## YOUR OBJECTIVE:
Leave out the pictures, and write out exactly the lines from the beginning of the material to the line holding "(0,0) rectangle (987,795);", that line included, and nothing else.

## DATA BLOCK:
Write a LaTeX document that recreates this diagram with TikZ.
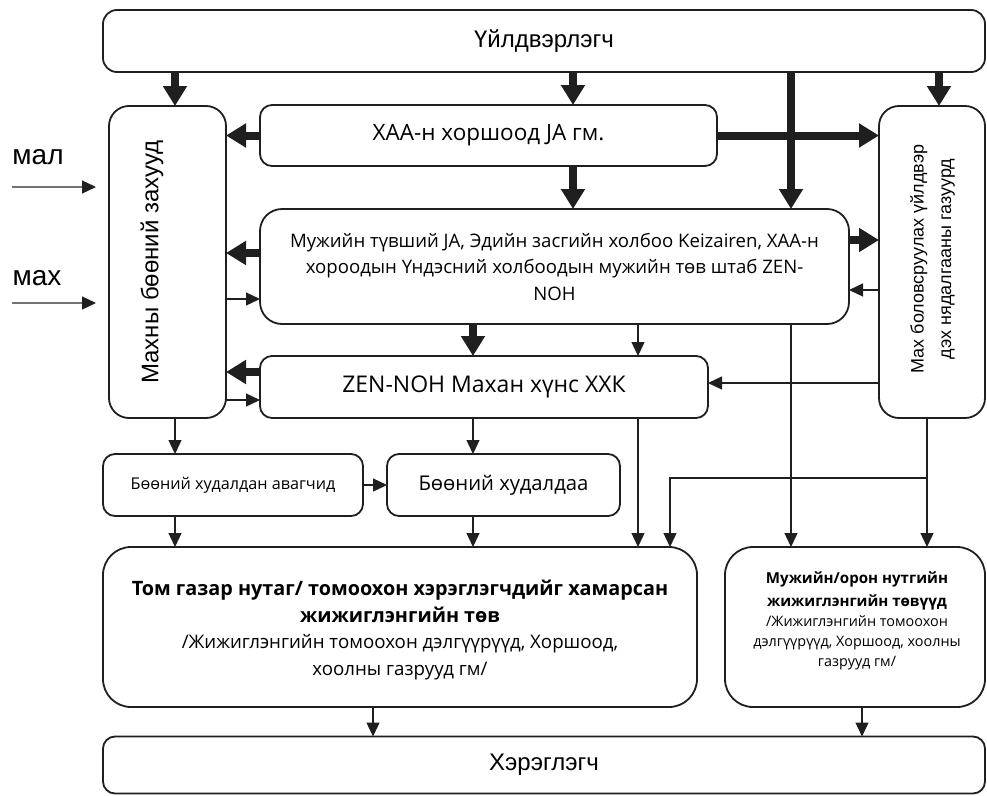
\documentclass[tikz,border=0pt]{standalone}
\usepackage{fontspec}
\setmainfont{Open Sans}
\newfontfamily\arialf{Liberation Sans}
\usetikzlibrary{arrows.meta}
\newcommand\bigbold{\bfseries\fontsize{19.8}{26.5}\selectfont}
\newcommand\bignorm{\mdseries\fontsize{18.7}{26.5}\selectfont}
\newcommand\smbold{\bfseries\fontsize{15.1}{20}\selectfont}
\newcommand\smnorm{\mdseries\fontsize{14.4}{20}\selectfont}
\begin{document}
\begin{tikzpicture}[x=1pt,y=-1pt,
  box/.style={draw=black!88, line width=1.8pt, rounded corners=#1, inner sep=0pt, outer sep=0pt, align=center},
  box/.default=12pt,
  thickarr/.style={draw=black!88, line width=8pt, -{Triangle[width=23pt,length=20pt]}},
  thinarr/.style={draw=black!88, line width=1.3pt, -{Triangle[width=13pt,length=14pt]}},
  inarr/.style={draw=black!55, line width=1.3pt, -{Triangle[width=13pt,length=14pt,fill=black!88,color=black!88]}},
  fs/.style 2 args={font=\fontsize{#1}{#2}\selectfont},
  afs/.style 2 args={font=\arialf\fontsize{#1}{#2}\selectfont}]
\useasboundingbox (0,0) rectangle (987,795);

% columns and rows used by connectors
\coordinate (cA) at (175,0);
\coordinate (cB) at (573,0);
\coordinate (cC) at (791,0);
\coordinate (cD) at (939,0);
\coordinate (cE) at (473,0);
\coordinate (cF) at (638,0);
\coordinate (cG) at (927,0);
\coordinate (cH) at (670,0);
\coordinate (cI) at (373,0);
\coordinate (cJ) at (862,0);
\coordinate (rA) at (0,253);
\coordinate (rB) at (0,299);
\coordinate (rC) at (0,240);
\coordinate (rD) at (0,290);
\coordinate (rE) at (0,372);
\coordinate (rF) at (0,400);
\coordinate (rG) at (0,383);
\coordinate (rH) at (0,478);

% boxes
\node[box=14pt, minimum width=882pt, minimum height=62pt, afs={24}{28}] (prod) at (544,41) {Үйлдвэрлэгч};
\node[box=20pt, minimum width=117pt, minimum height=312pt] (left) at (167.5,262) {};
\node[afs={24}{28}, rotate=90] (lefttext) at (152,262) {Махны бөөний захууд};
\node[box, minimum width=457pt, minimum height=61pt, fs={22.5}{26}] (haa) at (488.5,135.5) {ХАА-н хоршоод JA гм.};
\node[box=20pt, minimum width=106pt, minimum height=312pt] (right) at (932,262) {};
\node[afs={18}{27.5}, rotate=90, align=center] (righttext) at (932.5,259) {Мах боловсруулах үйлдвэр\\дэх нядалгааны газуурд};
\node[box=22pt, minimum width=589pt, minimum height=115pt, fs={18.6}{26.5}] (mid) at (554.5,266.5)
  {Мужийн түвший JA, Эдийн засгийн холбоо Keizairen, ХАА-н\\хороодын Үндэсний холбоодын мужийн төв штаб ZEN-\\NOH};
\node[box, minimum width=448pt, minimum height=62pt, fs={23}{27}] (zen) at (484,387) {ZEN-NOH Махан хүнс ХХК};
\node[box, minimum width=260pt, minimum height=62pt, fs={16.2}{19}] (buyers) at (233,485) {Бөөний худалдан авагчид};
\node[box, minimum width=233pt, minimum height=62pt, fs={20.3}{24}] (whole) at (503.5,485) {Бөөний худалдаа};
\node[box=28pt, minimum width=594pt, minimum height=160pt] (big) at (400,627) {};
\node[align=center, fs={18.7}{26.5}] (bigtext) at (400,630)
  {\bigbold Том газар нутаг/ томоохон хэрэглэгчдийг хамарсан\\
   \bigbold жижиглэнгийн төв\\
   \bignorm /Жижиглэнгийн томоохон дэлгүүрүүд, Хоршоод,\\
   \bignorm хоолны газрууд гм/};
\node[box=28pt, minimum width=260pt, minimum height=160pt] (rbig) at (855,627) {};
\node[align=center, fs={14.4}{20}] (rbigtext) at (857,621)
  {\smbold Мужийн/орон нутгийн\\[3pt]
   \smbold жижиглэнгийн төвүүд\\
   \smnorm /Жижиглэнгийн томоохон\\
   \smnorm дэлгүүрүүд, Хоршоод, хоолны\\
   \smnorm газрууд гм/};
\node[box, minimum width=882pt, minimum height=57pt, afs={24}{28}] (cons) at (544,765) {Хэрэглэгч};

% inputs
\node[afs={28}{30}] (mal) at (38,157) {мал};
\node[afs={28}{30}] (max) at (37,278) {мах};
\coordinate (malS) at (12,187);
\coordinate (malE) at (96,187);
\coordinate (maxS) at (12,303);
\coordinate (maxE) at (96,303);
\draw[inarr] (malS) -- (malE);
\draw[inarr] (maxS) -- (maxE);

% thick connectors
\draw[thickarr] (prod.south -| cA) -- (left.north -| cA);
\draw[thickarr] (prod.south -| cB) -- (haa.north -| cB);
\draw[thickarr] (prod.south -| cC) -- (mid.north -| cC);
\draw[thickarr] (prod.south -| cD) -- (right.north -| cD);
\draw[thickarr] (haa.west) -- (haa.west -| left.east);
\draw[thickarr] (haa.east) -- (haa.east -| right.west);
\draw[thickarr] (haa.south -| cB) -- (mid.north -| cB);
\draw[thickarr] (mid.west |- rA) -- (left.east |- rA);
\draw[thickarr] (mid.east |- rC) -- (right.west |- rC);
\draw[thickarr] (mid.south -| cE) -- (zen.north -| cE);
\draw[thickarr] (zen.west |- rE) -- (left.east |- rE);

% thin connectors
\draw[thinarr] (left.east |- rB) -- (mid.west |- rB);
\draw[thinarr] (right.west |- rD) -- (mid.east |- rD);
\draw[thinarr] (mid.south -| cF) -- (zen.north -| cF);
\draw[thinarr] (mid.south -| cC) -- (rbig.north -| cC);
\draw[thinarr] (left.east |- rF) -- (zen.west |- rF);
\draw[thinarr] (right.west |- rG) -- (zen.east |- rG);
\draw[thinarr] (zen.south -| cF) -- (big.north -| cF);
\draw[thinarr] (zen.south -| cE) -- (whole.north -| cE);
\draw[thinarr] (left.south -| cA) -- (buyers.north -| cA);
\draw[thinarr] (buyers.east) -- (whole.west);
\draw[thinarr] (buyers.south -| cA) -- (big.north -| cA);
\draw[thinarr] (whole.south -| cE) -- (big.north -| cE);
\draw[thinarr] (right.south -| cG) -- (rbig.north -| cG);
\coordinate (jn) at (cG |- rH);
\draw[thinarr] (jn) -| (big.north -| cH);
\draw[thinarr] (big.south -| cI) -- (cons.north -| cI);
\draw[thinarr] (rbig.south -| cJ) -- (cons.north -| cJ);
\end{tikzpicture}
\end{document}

## EXPECTED OUTPUT:
Write a LaTeX document that recreates this diagram with TikZ.
\documentclass[tikz,border=0pt]{standalone}
\usepackage{fontspec}
\setmainfont{Open Sans}
\newfontfamily\arialf{Liberation Sans}
\usetikzlibrary{arrows.meta}
\newcommand\bigbold{\bfseries\fontsize{19.8}{26.5}\selectfont}
\newcommand\bignorm{\mdseries\fontsize{18.7}{26.5}\selectfont}
\newcommand\smbold{\bfseries\fontsize{15.1}{20}\selectfont}
\newcommand\smnorm{\mdseries\fontsize{14.4}{20}\selectfont}
\begin{document}
\begin{tikzpicture}[x=1pt,y=-1pt,
  box/.style={draw=black!88, line width=1.8pt, rounded corners=#1, inner sep=0pt, outer sep=0pt, align=center},
  box/.default=12pt,
  thickarr/.style={draw=black!88, line width=8pt, -{Triangle[width=23pt,length=20pt]}},
  thinarr/.style={draw=black!88, line width=1.3pt, -{Triangle[width=13pt,length=14pt]}},
  inarr/.style={draw=black!55, line width=1.3pt, -{Triangle[width=13pt,length=14pt,fill=black!88,color=black!88]}},
  fs/.style 2 args={font=\fontsize{#1}{#2}\selectfont},
  afs/.style 2 args={font=\arialf\fontsize{#1}{#2}\selectfont}]
\useasboundingbox (0,0) rectangle (987,795);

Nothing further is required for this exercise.